_Exercise goal_. Take the line containing "Write a web", the line containing "const rightAxisGap = 20;", and all lines between them, and transcribe them exactly. Leave out pictures.

Entries with chart source code

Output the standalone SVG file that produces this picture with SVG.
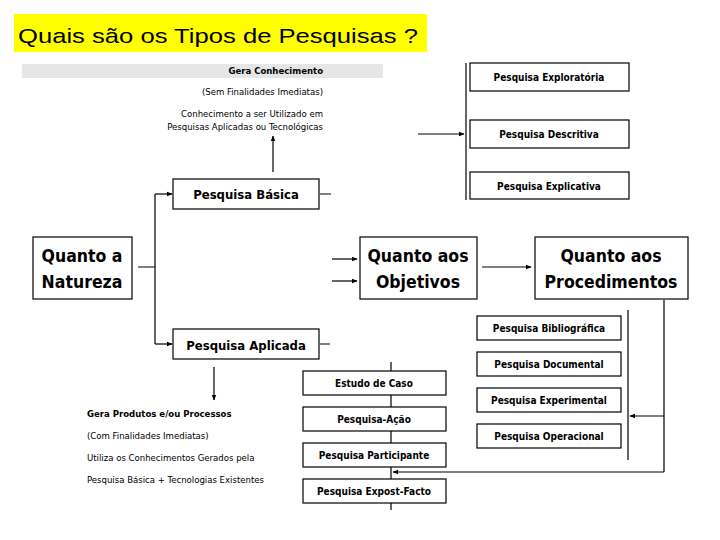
<svg xmlns="http://www.w3.org/2000/svg" width="720" height="540" viewBox="0 0 720 540">
<defs>
<marker id="ah" viewBox="0 0 10 10" refX="9" refY="5" markerWidth="5" markerHeight="5" orient="auto"><path d="M0,1 L10,5 L0,9 z" fill="#000"/></marker>
<style>
.b{fill:#fff;stroke:#000;stroke-width:1.2}
.big{font-family:"DejaVu Sans Condensed","Noto Sans",sans-serif;font-weight:bold;font-size:17.5px;text-anchor:middle}
.mid{font-family:"DejaVu Sans Condensed","Noto Sans",sans-serif;font-weight:bold;font-size:13px;text-anchor:middle}
.sm{font-family:"DejaVu Sans Condensed","Noto Sans",sans-serif;font-weight:bold;font-size:10px;text-anchor:middle}
.note{font-family:"DejaVu Sans Condensed","Noto Sans",sans-serif;font-size:9.5px}
.l{stroke:#000;stroke-width:1.2;fill:none}
.a{stroke:#000;stroke-width:1.2;fill:none;marker-end:url(#ah)}
</style>
</defs>
<rect width="720" height="540" fill="#fff"/>
<g id="title"><rect x="14" y="14" width="413" height="38" fill="#ffff00"/><text x="18" y="43" font-family="Liberation Sans,Arial,sans-serif" font-size="21" textLength="400" lengthAdjust="spacingAndGlyphs">Quais são os Tipos de Pesquisas ?</text></g>
<g id="notes-basica">
<rect x="22" y="64" width="361" height="14" fill="#e6e6e6"/>
<text class="note" x="323" y="74" text-anchor="end" font-weight="bold">Gera Conhecimento</text>
<text class="note" x="323" y="95" text-anchor="end">(Sem Finalidades Imediatas)</text>
<text class="note" x="323" y="117" text-anchor="end">Conhecimento a ser Utilizado em</text>
<text class="note" x="323" y="130" text-anchor="end">Pesquisas Aplicadas ou Tecnológicas</text>
</g>
<g id="notes-aplicada">
<text class="note" x="87" y="417" font-weight="bold">Gera Produtos e/ou Processos</text>
<text class="note" x="87" y="439">(Com Finalidades Imediatas)</text>
<text class="note" x="87" y="461">Utiliza os Conhecimentos Gerados pela</text>
<text class="note" x="87" y="483">Pesquisa Básica + Tecnologias Existentes</text>
</g>
<g id="connectors">
<path class="a" d="M273,172 V136"/>
<path class="l" d="M138,267 H155 M155,194 V344"/>
<path class="a" d="M155,194 H172"/>
<path class="a" d="M155,344 H172"/>
<path class="l" d="M320,194 H331 M320,344 H330"/>
<path class="a" d="M214,367 V400"/>
<path class="a" d="M332,259 H357"/>
<path class="a" d="M332,281 H357"/>
<path class="a" d="M482,267 H531"/>
<path class="l" d="M466,63 V200"/>
<path class="a" d="M418,134 H464"/>
<path class="l" d="M664,300 V472 M628,310 V460 M391,362 V510"/>
<path class="a" d="M664,416 H630"/>
<path class="a" d="M664,472 H393"/>
</g>
<g id="natureza"><rect class="b" x="33" y="237" width="99" height="62"/><text class="big" x="82" y="262">Quanto a</text><text class="big" x="82" y="288">Natureza</text></g>
<g id="basica"><rect class="b" x="173" y="179" width="146" height="30"/><text class="mid" x="246" y="199">Pesquisa Básica</text></g>
<g id="aplicada"><rect class="b" x="173" y="329" width="146" height="30"/><text class="mid" x="246" y="350">Pesquisa Aplicada</text></g>
<g id="objetivos"><rect class="b" x="360" y="237" width="117" height="62"/><text class="big" x="418" y="262">Quanto aos</text><text class="big" x="418" y="288">Objetivos</text></g>
<g id="procedimentos"><rect class="b" x="535" y="237" width="153" height="62"/><text class="big" x="611" y="262">Quanto aos</text><text class="big" x="611" y="288">Procedimentos</text></g>
<g id="exploratoria"><rect class="b" x="470" y="63" width="159" height="28"/><text class="sm" x="549" y="81" font-size="11">Pesquisa Exploratória</text></g>
<g id="descritiva"><rect class="b" x="470" y="120" width="159" height="28"/><text class="sm" x="549" y="138" font-size="11">Pesquisa Descritiva</text></g>
<g id="explicativa"><rect class="b" x="470" y="172" width="159" height="27"/><text class="sm" x="549" y="190" font-size="11">Pesquisa Explicativa</text></g>
<g id="bibliografica"><rect class="b" x="477" y="316" width="144" height="24"/><text class="sm" x="549" y="332">Pesquisa Bibliográfica</text></g>
<g id="documental"><rect class="b" x="477" y="352" width="144" height="24"/><text class="sm" x="549" y="368">Pesquisa Documental</text></g>
<g id="experimental"><rect class="b" x="477" y="388" width="144" height="24"/><text class="sm" x="549" y="404">Pesquisa Experimental</text></g>
<g id="operacional"><rect class="b" x="477" y="424" width="144" height="24"/><text class="sm" x="549" y="440">Pesquisa Operacional</text></g>
<g id="estudo"><rect class="b" x="303" y="371" width="143" height="24"/><text class="sm" x="374" y="387">Estudo de Caso</text></g>
<g id="acao"><rect class="b" x="303" y="407" width="143" height="24"/><text class="sm" x="374" y="423">Pesquisa-Ação</text></g>
<g id="participante"><rect class="b" x="303" y="443" width="143" height="24"/><text class="sm" x="374" y="459">Pesquisa Participante</text></g>
<g id="expost"><rect class="b" x="303" y="479" width="143" height="24"/><text class="sm" x="374" y="495">Pesquisa Expost-Facto</text></g>
</svg>
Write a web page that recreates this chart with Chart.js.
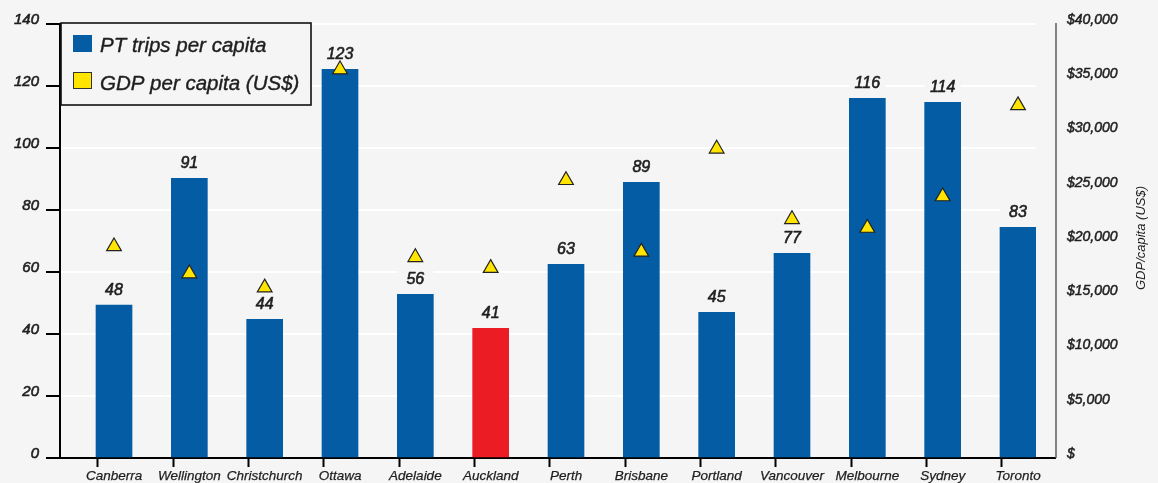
<!DOCTYPE html>
<html>
<head>
<meta charset="utf-8">
<title>PT trips per capita and GDP per capita</title>
<script src="https://cdn.jsdelivr.net/npm/chart.js@4.4.1/dist/chart.umd.min.js"></script>
<style>
  html, body { margin: 0; padding: 0; background: #f4f5f4; }
  #chart-wrap { width: 1158px; height: 483px; }
</style>
</head>
<body>
<div id="chart-wrap"><canvas id="pt-chart" width="1158" height="483"></canvas></div>
<script>
const cities = ["Canberra", "Wellington", "Christchurch", "Ottawa", "Adelaide", "Auckland",
  "Perth", "Brisbane", "Portland", "Vancouver", "Melbourne", "Sydney", "Toronto"];

// bar heights as drawn, and the numbers printed above them (they don't always agree)
const ptTrips = [49.3, 90.2, 44.7, 125.4, 52.8, 41.8, 62.5, 88.9, 47.0, 66.0, 116.0, 114.7, 74.4];
const ptTripLabels = ["48", "91", "44", "123", "56", "41", "63", "89", "45", "77", "116", "114", "83"];

const gdpPerCapita = [19500, 17000, 15700, 35800, 18500, 17500, 25600, 19000, 28500, 22000, 21200, 24100, 32500];

const highlightCity = "Auckland";

document.addEventListener("DOMContentLoaded", function () {
  const canvas = document.getElementById("pt-chart");

  const bgColor = "#f4f5f4";
  const blue = "#035ca4";
  const red = "#ec1c24";
  const yellow = "#ffe500";
  const textColor = "#1e1e1e";
  const fontFamily = "'Liberation Sans', Arial, sans-serif";

  const xPadLeft = 0.717;
  const xPadRight = 0.239;
  const tickShift = 0.216;
  const rightAxisGap = 20;

  // canvas text with a thin outline, to get the heavier look of the original
  function heavyText(ctx, text, x, y, strokeWidth) {
    ctx.lineWidth = strokeWidth;
    ctx.strokeStyle = ctx.fillStyle;
    ctx.lineJoin = "round";
    ctx.strokeText(text, x, y);
    ctx.fillText(text, x, y);
  }

  const chartDecor = {
    id: "chartDecor",
    beforeDraw(chart) {
      const ctx = chart.ctx;
      ctx.save();
      ctx.fillStyle = bgColor;
      ctx.fillRect(0, 0, chart.width, chart.height);
      ctx.restore();
    },
    beforeDatasetsDraw(chart) {
      // value labels sit on a background box, so they break the gridlines
      const ctx = chart.ctx;
      const xs = chart.scales.x;
      const ys = chart.scales.y;
      ctx.save();
      ctx.font = "italic 16px " + fontFamily;
      ctx.textAlign = "center";
      ctx.textBaseline = "middle";
      ptTrips.forEach((v, i) => {
        const x = xs.getPixelForValue(i);
        const y = ys.getPixelForValue(v) - 15;
        ctx.fillStyle = bgColor;
        ctx.fillRect(x - 18, y - 10, 36, 19);
        ctx.fillStyle = textColor;
        heavyText(ctx, ptTripLabels[i], x, y, 0.6);
      });
      ctx.restore();
    },
    afterDraw(chart) {
      const ctx = chart.ctx;
      const area = chart.chartArea;
      const axisX = area.right + rightAxisGap;
      ctx.save();

      // x axis runs on to the right-hand axis
      ctx.strokeStyle = "#000";
      ctx.lineWidth = 2;
      ctx.beginPath();
      ctx.moveTo(area.right - 1, area.bottom);
      ctx.lineTo(axisX, area.bottom);
      ctx.stroke();

      ctx.strokeStyle = "#666";
      ctx.lineWidth = 1.6;
      ctx.beginPath();
      ctx.moveTo(axisX, area.top - 1);
      ctx.lineTo(axisX, area.bottom);
      ctx.stroke();

      // right axis title, reading bottom to top
      ctx.fillStyle = textColor;
      ctx.font = "italic 13px " + fontFamily;
      ctx.textAlign = "center";
      ctx.textBaseline = "middle";
      ctx.translate(chart.width - 17, (area.top + area.bottom) / 2 - 3);
      ctx.rotate(-Math.PI / 2);
      ctx.fillText("GDP/capita (US$)", 0, 0);
      ctx.setTransform(1, 0, 0, 1, 0, 0);

      // legend box
      const lx = area.left + 1;
      const ly = area.top - 1;
      ctx.fillStyle = bgColor;
      ctx.fillRect(lx, ly, 250, 82);
      ctx.strokeStyle = "#111";
      ctx.lineWidth = 1.6;
      ctx.strokeRect(lx, ly, 250, 82);

      ctx.fillStyle = blue;
      ctx.fillRect(lx + 12, ly + 12, 19, 17);
      ctx.fillStyle = yellow;
      ctx.fillRect(lx + 12, ly + 49, 19, 17);
      ctx.strokeStyle = "#333";
      ctx.lineWidth = 1;
      ctx.strokeRect(lx + 12.5, ly + 49.5, 18, 16);

      ctx.fillStyle = textColor;
      ctx.font = "italic 20.5px " + fontFamily;
      ctx.textAlign = "left";
      heavyText(ctx, "PT trips per capita", lx + 39, ly + 23, 0.4);
      heavyText(ctx, "GDP per capita (US$)", lx + 39, ly + 61, 0.4);

      ctx.restore();
    }
  };

  new Chart(canvas, {
    type: "bar",
    data: {
      datasets: [
        {
          type: "line",
          label: "GDP per capita (US$)",
          data: gdpPerCapita.map((v, i) => ({ x: i, y: v })),
          yAxisID: "y2",
          showLine: false,
          pointStyle: "triangle",
          pointRadius: 8.5,
          pointBackgroundColor: yellow,
          pointBorderColor: "#222",
          pointBorderWidth: 1.2,
          order: 0
        },
        {
          label: "PT trips per capita",
          data: ptTrips.map((v, i) => ({ x: i, y: v })),
          yAxisID: "y",
          backgroundColor: cities.map(c => c === highlightCity ? red : blue),
          barThickness: 36,
          order: 1
        }
      ]
    },
    options: {
      responsive: false,
      animation: false,
      events: [],
      layout: { padding: { top: 24, left: 0, right: 0, bottom: 0 } },
      plugins: {
        legend: { display: false },
        tooltip: { enabled: false }
      },
      scales: {
        x: {
          type: "linear",
          offset: false,
          min: -xPadLeft,
          max: cities.length - 1 + xPadRight,
          afterBuildTicks: scale => {
            scale.ticks = cities.map((c, i) => ({ value: i - tickShift }));
          },
          afterFit: scale => { scale.height = 25; },
          grid: {
            offset: false,
            drawOnChartArea: false,
            tickLength: 9,
            tickWidth: 2,
            tickColor: "#000"
          },
          border: { color: "#000", width: 2 },
          ticks: {
            callback: (value, index) => cities[index],
            autoSkip: false,
            maxRotation: 0,
            labelOffset: 16.3,
            padding: 1,
            color: textColor,
            textStrokeColor: textColor,
            textStrokeWidth: 0.25,
            font: { family: fontFamily, style: "italic", size: 13.5 }
          }
        },
        y: {
          position: "left",
          min: 0,
          max: 140,
          afterFit: scale => { scale.width = 60; },
          grid: {
            color: ctx => ctx.tick && ctx.tick.value === 0 ? "rgba(0,0,0,0)" : "#ffffff",
            lineWidth: 2,
            tickLength: 14,
            tickWidth: 2,
            tickColor: "#000"
          },
          border: { color: "#000", width: 2 },
          ticks: {
            stepSize: 20,
            padding: 7,
            labelOffset: -4,
            color: textColor,
            textStrokeColor: textColor,
            textStrokeWidth: 0.6,
            font: { family: fontFamily, style: "italic", size: 15 }
          }
        },
        y2: {
          position: "right",
          min: 0,
          max: 40000,
          afterFit: scale => { scale.width = 122; },
          grid: { display: false, drawTicks: true, tickLength: 29 },
          border: { display: false },
          ticks: {
            stepSize: 5000,
            padding: 2,
            labelOffset: -4,
            color: textColor,
            textStrokeColor: textColor,
            textStrokeWidth: 0.5,
            font: { family: fontFamily, style: "italic", size: 14 },
            callback: value => value === 0 ? "$" : "$" + value.toLocaleString("en-US")
          }
        }
      }
    },
    plugins: [chartDecor]
  });
});
</script>
</body>
</html>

_Response to this exercise_.
Write a web page that recreates this chart with Chart.js.
<!DOCTYPE html>
<html>
<head>
<meta charset="utf-8">
<title>PT trips per capita and GDP per capita</title>
<script src="https://cdn.jsdelivr.net/npm/chart.js@4.4.1/dist/chart.umd.min.js"></script>
<style>
  html, body { margin: 0; padding: 0; background: #f4f5f4; }
  #chart-wrap { width: 1158px; height: 483px; }
</style>
</head>
<body>
<div id="chart-wrap"><canvas id="pt-chart" width="1158" height="483"></canvas></div>
<script>
const cities = ["Canberra", "Wellington", "Christchurch", "Ottawa", "Adelaide", "Auckland",
  "Perth", "Brisbane", "Portland", "Vancouver", "Melbourne", "Sydney", "Toronto"];

// bar heights as drawn, and the numbers printed above them (they don't always agree)
const ptTrips = [49.3, 90.2, 44.7, 125.4, 52.8, 41.8, 62.5, 88.9, 47.0, 66.0, 116.0, 114.7, 74.4];
const ptTripLabels = ["48", "91", "44", "123", "56", "41", "63", "89", "45", "77", "116", "114", "83"];

const gdpPerCapita = [19500, 17000, 15700, 35800, 18500, 17500, 25600, 19000, 28500, 22000, 21200, 24100, 32500];

const highlightCity = "Auckland";

document.addEventListener("DOMContentLoaded", function () {
  const canvas = document.getElementById("pt-chart");

  const bgColor = "#f4f5f4";
  const blue = "#035ca4";
  const red = "#ec1c24";
  const yellow = "#ffe500";
  const textColor = "#1e1e1e";
  const fontFamily = "'Liberation Sans', Arial, sans-serif";

  const xPadLeft = 0.717;
  const xPadRight = 0.239;
  const tickShift = 0.216;
  const rightAxisGap = 20;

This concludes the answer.